I grew up in Nairobi, Kenya for the first 7 years of my life. Then I moved to San Diego until I was 16. Since then I’ve lived in Las Vegas. Obviously I am not used to being cold. I once had to spend 5 minutes scraping ice off my windshield in Salt Lake City, Utah and decided I could never live there. So why would I choose to visit Iceland in February? Because of all the beautiful photographs of Iceland I had seen – I wanted to take those same pictures. No one I grew up with had ever been inside an ice cave or walked on a glacier or seen the Northern lights.

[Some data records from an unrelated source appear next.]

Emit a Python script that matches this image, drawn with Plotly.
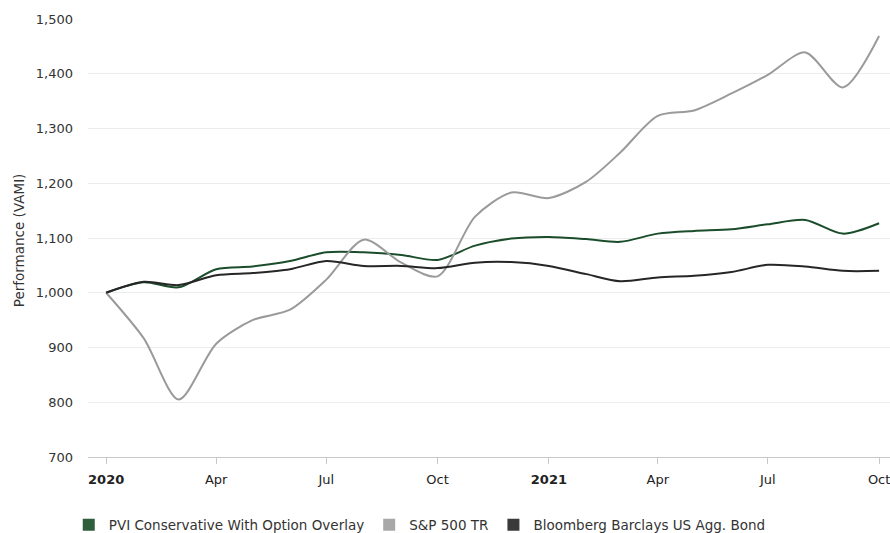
import plotly.graph_objects as go

dates = ["2020-01-01", "2020-02-01", "2020-03-01", "2020-04-01", "2020-05-01", "2020-06-01",
         "2020-07-01", "2020-08-01", "2020-09-01", "2020-10-01", "2020-11-01", "2020-12-01",
         "2021-01-01", "2021-02-01", "2021-03-01", "2021-04-01", "2021-05-01", "2021-06-01",
         "2021-07-01", "2021-08-01", "2021-09-01", "2021-10-01"]

pvi = [1000, 1019, 1010, 1043, 1048, 1058, 1074, 1074, 1069, 1060, 1086, 1099,
       1102, 1098, 1093, 1108, 1113, 1116, 1125, 1133, 1108, 1127]
sp500 = [1000, 917, 805, 907, 950, 969, 1024, 1097, 1055, 1030, 1139, 1183,
         1173, 1203, 1256, 1323, 1333, 1364, 1398, 1439, 1375, 1469]
bond = [1000, 1020, 1014, 1032, 1036, 1043, 1058, 1049, 1049, 1045, 1055, 1056,
        1049, 1034, 1021, 1028, 1031, 1038, 1051, 1048, 1040, 1040]

names = ["PVI Conservative With Option Overlay", "S&P 500 TR", "Bloomberg Barclays US Agg. Bond"]
series = [pvi, sp500, bond]
line_colors = ["#1b4d2b", "#9a9a9a", "#262626"]
legend_colors = ["#2f5e3b", "#a8a8a8", "#3a3a3a"]

tick_vals = ["2020-01-01", "2020-04-01", "2020-07-01", "2020-10-01",
             "2021-01-01", "2021-04-01", "2021-07-01", "2021-10-01"]
tick_text = ["<b>2020</b>", "Apr", "Jul", "Oct", "<b>2021</b>", "Apr", "Jul", "Oct"]

FONT = "DejaVu Sans, Verdana, sans-serif"

fig = go.Figure()
for name, vals, lc in zip(names, series, line_colors):
    fig.add_trace(go.Scatter(x=dates, y=vals, mode="lines", name=name,
                             line=dict(color=lc, width=2, shape="spline", smoothing=0.8),
                             showlegend=False, hoverinfo="x+y+name"))
for name, c in zip(names, legend_colors):
    fig.add_trace(go.Scatter(x=[None], y=[None], mode="markers", name=name,
                             marker=dict(symbol="square", size=13, color=c,
                                         line=dict(width=0)),
                             showlegend=True))

fig.add_annotation(text="Performance (VAMI)", xref="paper", yref="paper",
                   x=-0.086, y=0.495, xanchor="center", yanchor="middle",
                   textangle=-90, showarrow=False,
                   font=dict(family=FONT, size=13.5, color="#333333"))

fig.update_layout(
    width=890, height=533,
    margin=dict(l=88, r=0, t=19, b=76, autoexpand=False),
    paper_bgcolor="white", plot_bgcolor="white",
    font=dict(family=FONT, size=13, color="#333333"),
    showlegend=True,
    legend=dict(orientation="h", x=-0.024, xanchor="left", y=-0.12, yanchor="top",
                font=dict(family=FONT, size=13.5, color="#333333"),
                itemsizing="constant", tracegroupgap=0, itemwidth=30),
    xaxis=dict(
        type="date",
        range=["2019-12-17", "2021-10-10"],
        tickvals=tick_vals, ticktext=tick_text,
        showgrid=False, zeroline=False,
        showline=True, linecolor="#c8c8c8", linewidth=1,
        ticks="outside", ticklen=6, tickcolor="#c8c8c8",
        ticklabelstandoff=4, ticklabeloverflow="allow",
        tickfont=dict(family=FONT, size=13, color="#222222"),
        automargin=False,
    ),
    yaxis=dict(
        range=[700, 1500], dtick=100, tickformat=",",
        showgrid=True, gridcolor="#ececec", gridwidth=1,
        zeroline=False, showline=False,
        ticks="", ticklabelstandoff=14,
        tickfont=dict(family=FONT, size=13, color="#333333"),
        automargin=False,
    ),
)

fig.write_html("out.html", config={"displayModeBar": False},
               post_script="document.body.style.margin='0';document.body.style.overflow='hidden';")
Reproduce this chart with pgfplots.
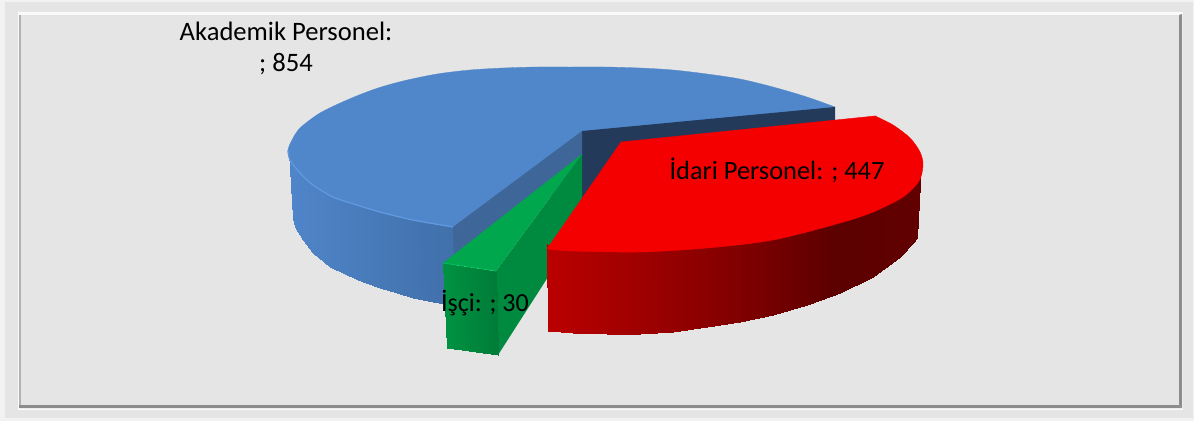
\documentclass[border=0pt]{standalone}
\usepackage{pgfplots}
\pgfplotsset{compat=1.18}
\usepackage{fontspec}
\setmainfont{Carlito}
\pgfplotsset{
 colormap={redside}{rgb255(0)=(186,0,0) rgb255(46)=(135,0,0) rgb255(77)=(92,0,0) rgb255(100)=(98,0,0)},
 colormap={blueside}{rgb255(0)=(79,133,201) rgb255(100)=(65,112,170)},
 colormap={greenside}{rgb255(0)=(0,146,66) rgb255(100)=(0,124,56)},
}
\definecolor{bg}{HTML}{E5E5E5}
\definecolor{bluetop}{HTML}{5087CA}
\definecolor{bluecut}{HTML}{3E6698}
\definecolor{bluerim}{HTML}{629AE2}
\definecolor{navy}{HTML}{233A5A}
\definecolor{greentop}{HTML}{00A74D}
\definecolor{greenrim}{HTML}{00BE5C}
\definecolor{greenside}{HTML}{008A3F}
\definecolor{redtop}{HTML}{F40000}
\begin{document}
\begin{tikzpicture}
\begin{axis}[
  at={(0,0)},anchor=south west,
  scale only axis,width=1194pt,height=421pt,
  xmin=0,xmax=1194,ymin=0,ymax=421,y dir=reverse,
  enlargelimits=false,hide axis,
  point meta min=0,point meta max=100,
]
% frames
\addplot[fill=black!5,draw=none] coordinates {(0,0)(1194,0)(1194,421)(0,421)} --cycle;
\addplot[fill=bg,draw=none] coordinates {(5,2)(1193,2)(1193,418)(5,418)} --cycle;
\addplot[fill=black!2,draw=none] coordinates {(18,12)(1183,12)(1183,410)(18,410)} --cycle;
\addplot[fill=bg,draw=none] coordinates {(19,15)(1179,15)(1179,405)(19,405)} --cycle;
\addplot[fill=black!30,draw=none] coordinates {(19,15)(21,15)(21,405)(19,405)} --cycle;
\addplot[fill=black!45,draw=none] coordinates {(1179,15)(1182,14)(1182,408)(1179,405)} --cycle;
\addplot[fill=black!45,draw=none] coordinates {(19,405)(1179,405)(1182,408)(19,408)} --cycle;
% blue side
\addplot[patch,patch type=rectangle,shader=interp,colormap name=blueside,point meta=explicit] table[meta=m]{
x y m
289 152 0
293 218 0
295 227 1
295 160 1
295 160 1
295 227 1
303 240 8
303 172 8
303 172 8
303 240 8
313 253 14
313 180 14
313 180 14
313 253 14
330 267 25
330 190 25
330 190 25
330 267 25
347 275 35
347 198 35
347 198 35
347 275 35
363 282 45
363 202 45
363 202 45
363 282 45
380 288 55
380 208 55
380 208 55
380 288 55
397 293 65
397 212 65
397 212 65
397 293 65
413 298 76
413 216 76
413 216 76
413 298 76
433 302 88
433 220 88
433 220 88
433 302 88
455 306 100
455 223 100
};
% blue top: arc and rim
\addplot[smooth,fill=bluetop,draw=bluetop,line width=0.3pt] coordinates {
(453,227)(413,220)(380,212)(357,205)(333,197)(313,185)(300,173)(290,160)(288,150)(292,140)(300,128)(320,113)(347,100)(375,89)(403,81)(437,74)(470,70)(503,68)(537,67)(570,67)(605,67)(640,68)(673,70)(707,74)(740,79)(773,87)(807,97)(835,107)} --cycle;
\addplot[smooth,bluerim,line width=1.2pt] coordinates {
(288,150)(290,160)(300,173)(313,185)(333,197)(357,205)(380,212)(413,220)(453,227)};
% navy wall
\addplot[fill=navy,draw=none] coordinates {(582,131)(835,107)(835,140)(582,204)} --cycle;
% blue cut face
\addplot[fill=bluecut,draw=none] coordinates {(453,227)(582,131)(582,156)(454,258)} --cycle;
% green
\addplot[fill=greenside,draw=none] coordinates {(496,271)(582,154)(582,224)(498,355)} --cycle;
\addplot[patch,patch type=rectangle,shader=interp,colormap name=greenside,point meta=explicit] table[meta=m]{
x y m
443 263 0
447 348 0
498 355 100
496 271 100
};
\addplot[fill=greentop,draw=none] coordinates {(443,263)(496,271)(582,154)} --cycle;
\addplot[greenrim,line width=0.8pt] coordinates {(443,263)(470,267)(496,271)};
% red side
\addplot[patch,patch type=rectangle,shader=interp,colormap name=redside,point meta=explicit] table[meta=m]{
x y m
547 244 0
548 331 0
573 333 7
573 246 7
573 246 7
573 333 7
607 334 16
607 247 16
607 247 16
607 334 16
640 334 25
640 247 25
640 247 25
640 334 25
673 332 34
673 246 34
673 246 34
673 332 34
707 327 43
707 243 43
707 243 43
707 327 43
740 322 51
740 240 51
740 240 51
740 322 51
773 315 60
773 235 60
773 235 60
773 315 60
807 305 69
807 228 69
807 228 69
807 305 69
840 293 78
840 218 78
840 218 78
840 293 78
873 277 87
873 207 87
873 207 87
873 277 87
900 257 95
901 192 95
901 192 95
900 257 95
913 243 99
918 176 99
918 176 99
913 243 99
917 238 100
921 165 100
};
% red top
\addplot[fill=redtop,draw=redtop,line width=0.4pt] coordinates {(547,249)(621,142)(875,116)} --cycle;
\addplot[smooth,fill=redtop,draw=redtop,line width=0.4pt] coordinates {
(875,116)(893,125)(910,138)(920,152)(923,165)(919,181)(903,197)(873,212)(840,223)(773,240)(707,248)(640,252)(573,251)(547,249)} --cycle;
% labels
\node[font=\fontsize{26.6}{26.6}\selectfont,text=black] at (axis cs:286,31) {Akademik Personel:};
\node[font=\fontsize{26.6}{26.6}\selectfont,text=black] at (axis cs:286,64) {; 854};
\node[font=\fontsize{26.4}{26.4}\selectfont,text=black] at (axis cs:777,170) {İdari Personel: ; 447};
\node[font=\fontsize{26}{26}\selectfont,text=black] at (axis cs:485,303) {İşçi: ; 30};
\end{axis}
\end{tikzpicture}
\end{document}
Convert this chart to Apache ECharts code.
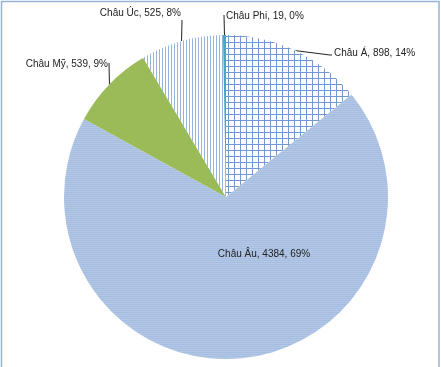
<!DOCTYPE html>
<html>
<head>
<meta charset="utf-8">
<script src="https://cdn.jsdelivr.net/npm/echarts@6/dist/echarts.min.js"></script>
<style>
html,body{margin:0;padding:0;background:#fff;}
#c{width:441px;height:367px;}
</style>
</head>
<body>
<div id="c"></div>
<script>
// ---- data ----
const categories = ['Châu Á', 'Châu Âu', 'Châu Mỹ', 'Châu Úc', 'Châu Phi'];
const values = [898, 4384, 539, 525, 19];

// ---- patterns ----
function makeCanvas(w, h, draw) {
  const c = document.createElement('canvas');
  c.width = w; c.height = h;
  const ctx = c.getContext('2d');
  draw(ctx);
  return c;
}
const gridPat = makeCanvas(6, 6, ctx => {
  ctx.fillStyle = '#ffffff'; ctx.fillRect(0, 0, 6, 6);
  ctx.fillStyle = '#7399cc'; ctx.fillRect(0, 0, 6, 1); ctx.fillRect(0, 0, 1, 6);
});
const hStripe = makeCanvas(1, 2, ctx => {
  ctx.fillStyle = '#a4bde0'; ctx.fillRect(0, 0, 1, 1);
  ctx.fillStyle = '#b4c8e6'; ctx.fillRect(0, 1, 1, 1);
});
const vStripe = makeCanvas(3, 1, ctx => {
  ctx.fillStyle = '#ffffff'; ctx.fillRect(0, 0, 3, 1);
  ctx.fillStyle = '#95b4dc'; ctx.fillRect(0, 0, 1, 1);
});
const fills = [
  { image: gridPat, repeat: 'repeat' },
  { image: hStripe, repeat: 'repeat' },
  '#9bbb59',
  { image: vStripe, repeat: 'repeat' },
  '#3fa9c9'
];

const cx = 226, cy = 197, R = 162;
// label placement relative to pie centre
const labelPlace = [
  { dx: 108, dy: -144, align: 'left', elbow: [[104, -142], [106, -142]] },
  { dx: 38, dy: 57, align: 'center', inside: true },
  { dx: -118, dy: -133, align: 'right', elbow: [[-117, -134], [-117, -134]] },
  { dx: -45, dy: -184, align: 'right', elbow: [[-44, -177], [-44, -177]] },
  { dx: 0, dy: -181, align: 'left', elbow: [[-2, -182], [-2, -182]] }
];

const chart = echarts.init(document.getElementById('c'), null, { renderer: 'canvas' });
chart.setOption({
  animation: false,
  backgroundColor: '#ffffff',
  graphic: [{
    type: 'rect',
    shape: { x: 1.5, y: 1.5, width: 437.5, height: 380 },
    style: { fill: 'none', stroke: '#95b3d7', lineWidth: 1.5 },
    silent: true
  }],
  series: [{
    type: 'pie',
    center: [cx, cy],
    radius: R,
    startAngle: 90,
    clockwise: true,
    percentPrecision: 0,
    avoidLabelOverlap: false,
    data: categories.map((n, i) => ({
      name: n,
      value: values[i],
      itemStyle: { color: fills[i] },
      label: labelPlace[i].inside ? { position: 'inside' } : {},
      labelLine: labelPlace[i].inside ? { show: false } : {}
    })),
    itemStyle: { borderWidth: 0 },
    label: {
      show: true,
      formatter: '{b}, {c}, {d}%',
      fontFamily: 'Liberation Sans',
      fontSize: 10,
      color: '#222222'
    },
    labelLine: {
      show: true,
      length: 10,
      length2: 10,
      lineStyle: { color: '#222222', width: 1 }
    },
    emphasis: { disabled: true },
    labelLayout: function (p) {
      const lp = labelPlace[p.dataIndex];
      const out = {
        x: cx + lp.dx,
        y: cy + lp.dy,
        align: lp.align,
        verticalAlign: 'middle'
      };
      if (!lp.inside && p.labelLinePoints) {
        const pts = p.labelLinePoints;
        out.labelLinePoints = [
          pts[0],
          [cx + lp.elbow[0][0], cy + lp.elbow[0][1]],
          [cx + lp.elbow[1][0], cy + lp.elbow[1][1]]
        ];
      }
      return out;
    }
  }]
});
</script>
</body>
</html>
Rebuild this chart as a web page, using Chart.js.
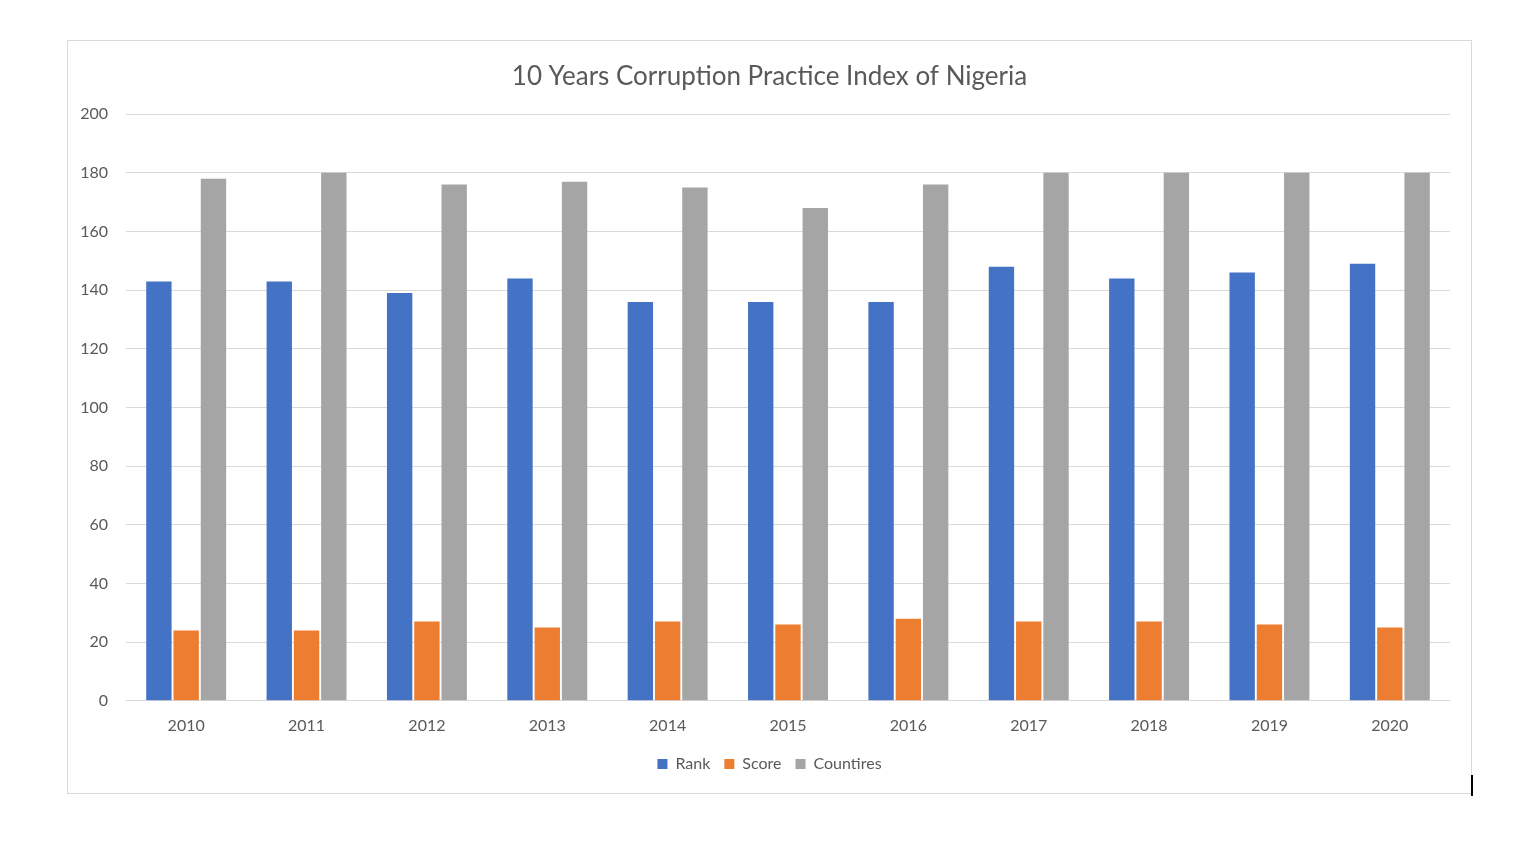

So I went to Iceland one year ago. Was it cold? Yes, I had never been so cold in my life. Was that photograph during sunrise, with a temperature of 14 degrees Fahrenheit with wind chill, really worth risking what I felt like was frostbite? Yes, yes it was. Why? Because I’ll always have that picture. That feeling of ice crystalizing in my veins has been reduced to just a warm memory one year later. Iceland is a land of fire and ice and it’s truly magical. I’d never seen a lava field of moss so wonderfully green after driving through fields of snow. I’d never seen part of a waterfall frozen into icicles. Tea had never been so hot and rejuvenating. A horse had never been so friendly and photogenic. The locals – how wonderful are they to withstand the weather full time and yet offer a friendly smile, a joke, and a list of places to visit with names I can’t pronounce.
My visit through Iceland started and ended in Reykjavik. I spent a few days here. Obvious must see locations are the Hallgrímskirkja Church, Harpa Concert Hall, Tjornin lake, and the Blue Lagoon on the way to the airport. Off the touristy path is a park called Hallargardurinn with wonderful statues to the side of Tjornin lake. Past Tjornin lake is Hljomskalagardurinn, a bird sanctuary. Still absolutely gorgeous in the winter with snow and ice lining the rivers and determined birds floating along. I visited southern Iceland and spent 3 days around Vik to visit the Jokulsarlon lagoon, hiked around a glacier, and went inside an ice cave. You’ve seen pictures of a person inside an ice cave right? Nothing prepares you for the quietness inside, or that “cold” smell, or that incredible indescribable “ice blue” color. It’s a unique experience and definitely one crossed off my bucket list. I visited the waterfalls: Seljalandsfoss, Skogafoss, and Gulfoss. I spent the day wandering around Snaefellsness peninsula visiting the black Budir church, the coast, and the possibly over-photographed Kirkjufellsfoss.
Though it’s not quite the center of the Earth, it definitely hit the center of my heart. The delicious food, the ethereal Aurora, the warm hearted and English speaking locals, and those ridiculously amazing unique landscapes – Iceland was worth braving every degree below 75.